“Therefore, Seeing We Have This …”

“… ministry, even as we obtained mercy, we faint not: but we have renounced the hidden things of shame, not walking in craftiness, nor handling the word of God deceitfully; but by the manifestation of the truth commending ourselves to every man’s conscience in the sight of God” (2 Cor. 4:1-2).

In the former section Paul has compared the veil on Moses’ face to a veil which lay on the hearts of his unbelieving countrymen for just as the fading of the glory on Moses’ face was not apparent to his countrymen because the veil hid that from their sight; so the veil which lay on minds of unbelieving Jews prevented them from perceiving that the glory of the Old Covenant faded in contrast to the glory of the New: they could not see the first covenant had been displaced by the second. He wrote, “… we use great boldness of speech and are not as Moses who put a veil upon his face that the children of Israel should not look stedfastly on the end of that which was passing away: but their minds were hardened: for until this day at the reading of the old covenant the same veil remaineth, it not being revealed to them that it is done away in Christ. But unto this day, whensoever Moses is read, a veil lieth on their heart” (2 Cor. 3:12-15).

To serve as a minister of the New Covenant demanded openness and sincere dealings. Paul assured the Corinthians he had this ministry; a claim he also made when he wrote “our sufficiency is from God; who also made us sufficient as ministers of a new covenant” (2 Cor. 3:5f). Coupled with “we have this ministry” is the phrase assigning this ministry (or apostleship) and mercy (forgiveness) to the same thing: grace. He said in Ephesians 3:8, “unto me … was this grace given to preach unto the Gentiles the unsearable riches of Christ.” Yet while he said his “apostleship” was by grace; such also was the reason for his forgiveness: “For by grace have ye been saved, through faith” and “the grace of God had appeared, bringing salvation” (Titus 2:11). His apostleship and his forgiveness both came from the same source: God’s grace.

What led the apostle to follow his statement that by God’s grace he had the ministry he had and the mercy he had with the words “but we faint not”? Twice in this chapter the apostle writes “we faint not”: here in v. 2 and again in v. 16. Some other translators have it this way: “we do not lose heart”. In the face of such great gifts what circumstances could exist which might cause the apostle “to faint” or “to lose heart”? There are two ready answers to this question. First, the ministration God gave him brought its testing: persecution by the unbelievers, deprivations suffered to make that message known and in addition there was the spiritual blindness men had to the divine message from God. Jesus marveled at the unbelief of His generation and Moses felt the burden of his ministry which he also received from God.

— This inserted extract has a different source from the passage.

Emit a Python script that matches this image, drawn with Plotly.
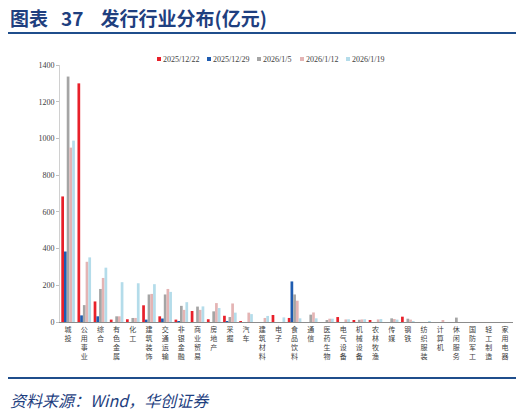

But Paul would not lose heart. There were obviously dark moments when loss of heart would be natural, such as prophecies that he would be delivered into Roman hands became reality (Acts 21:11f; 30-33), when he was almost torn from limb to limb in his encounter with the council (Acts 23:1-10), or when death by drowning seemed to be eminent and inevitable (Acts 27:20, 23). Through all his trials the Lord stood by him, as He did as when he was forsaken by all others when he stood before Caesar (2 Tim. 4:16f).

Paul forged ahead, fulfilling his ministry. He renounced the hidden things of shame (dishonesty). He did not distort the word. He did not walk in craftiness, using trickery or sleight of hand in his teaching. He did not handle “the word of God deceitfully” which claim he made earlier when he wrote, “Not corrupting the word of God” (2 Cor. 2:17). To the contrary, by the manifestation of the truth he commended himself to every man’s conscience in the sight of God. He spake the word boldly. He let the “chips fall where they may,” speaking openly, candidly, and loving the message of God.

Because he was conscious that everything was in the “sight of God” he so spake the word. He knew that the salvation of his hearers lay in their obeying the truth, which demanded that he speak truth to them. The Hebrew writer said, “All things are naked and laid open in the eyes of whom we have to do,” and no one was more aware of that than Paul. We ought also so to be.